Während die Regierungschefs sich in ihren Residenzen in der Villenkolonie Neubabelsberg Besuche abstatteten, die Trümmer von Berlin besichtigten und zu Verhandlungsrunden im Schloss zusammenkamen, wurde Truman am 16. Juli vom ersten erfolgreichen Atombombentest in der Wüste von New Mexico unterrichtet. Wenig später gab er von Potsdam aus die Anweisung zum Abwurf der Atombombe.
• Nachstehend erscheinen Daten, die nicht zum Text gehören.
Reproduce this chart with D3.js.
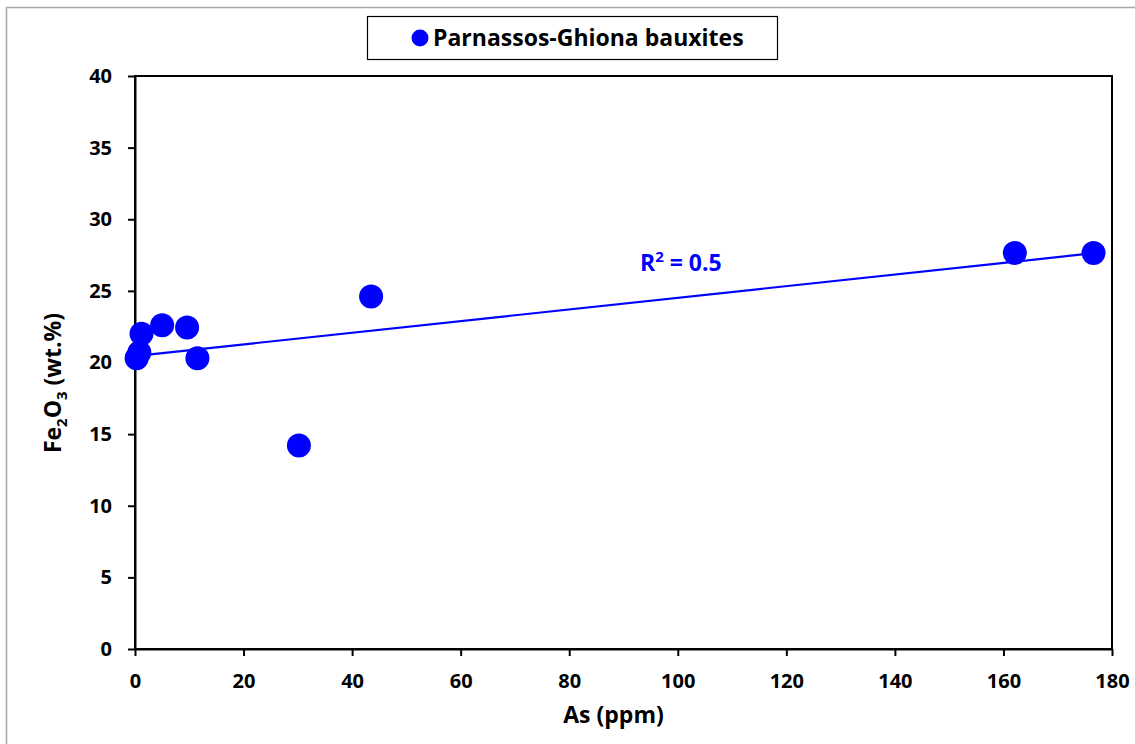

Das militärische Ziel war das Ende des Krieges mit Japan, aber Adressat war auch ein anderer – nämlich der russische Diktator, der sich anschickte, die Sowjetunion zur Weltmacht zu machen.
Der Jubel über den Sieg gegen Nazi-Deutschland war im Sommer 1945 längst einem politischen Tauziehen gewichen. In den Verhandlungen wurde schnell klar, dass die ehemals Verbündeten nun Konkurrenten um die Vorherrschaft in Europa waren.
Zumindest auf dem Papier herrschte Einigkeit darüber, Deutschland zu entnazifizieren und zu demokratisieren. Im Potsdamer Abkommen, das am 2. August veröffentlicht wurde, wurden unter anderem die Teilung Deutschlands in vier Besatzungszonen und seine Entmilitarisierung festgeschrieben. Die Siegermächte kamen überein, dass sie ihre Reparationen durch Entnahmen aus der eigenen Besatzungszone befriedigen wollten, ohne das Land auf längere Sicht zu ruinieren.
Nationalsozialistische Parteien und Einrichtungen wurden verboten, Verfahren gegen Kriegsverbrecher vereinbart. “Das deutsche Volk muss überzeugt werden, dass es eine totale militärische Niederlage erlitten hat und dass es sich nicht der Verantwortung entziehen kann für das, was es selbst dadurch auf sich geladen hat”, hieß es.
Die politischen Ziele des Abkommens wurden in den folgenden Monaten weithin umgesetzt. Aber die in Potsdam betonte Absicht, Deutschland als eine wirtschaftliche Einheit zu behandeln, scheiterte. Die Teilung Deutschlands nahm ihren Lauf.
Beschlossen wurde auch die Ausweisung von Deutschen aus osteuropäischen Ländern wie Polen, der Tschechoslowakei und Ungarn. Sie sollte “in ordnungsgemäßer und humaner Weise erfolgen”, hieß es im Abkommen. Die Realität aber sah anders aus: Es folgte eine brutale Vertreibung von Millionen Deutschen. Viele überlebten das nicht.
Etliche der Potsdamer Artikel wurden nur provisorisch formuliert, weil ein Friedensvertrag mit Gesamtdeutschland folgen sollte. Der kam allerdings nicht zustande. Erst mit Abschluss der “Zwei-plus-Vier-Gespräche” bekam Deutschland 1990 eine völkerrechtlich bindende Regelung, die den Nachkriegszustand und die noch bestehenden Besatzungsrechte der Alliierten beendete.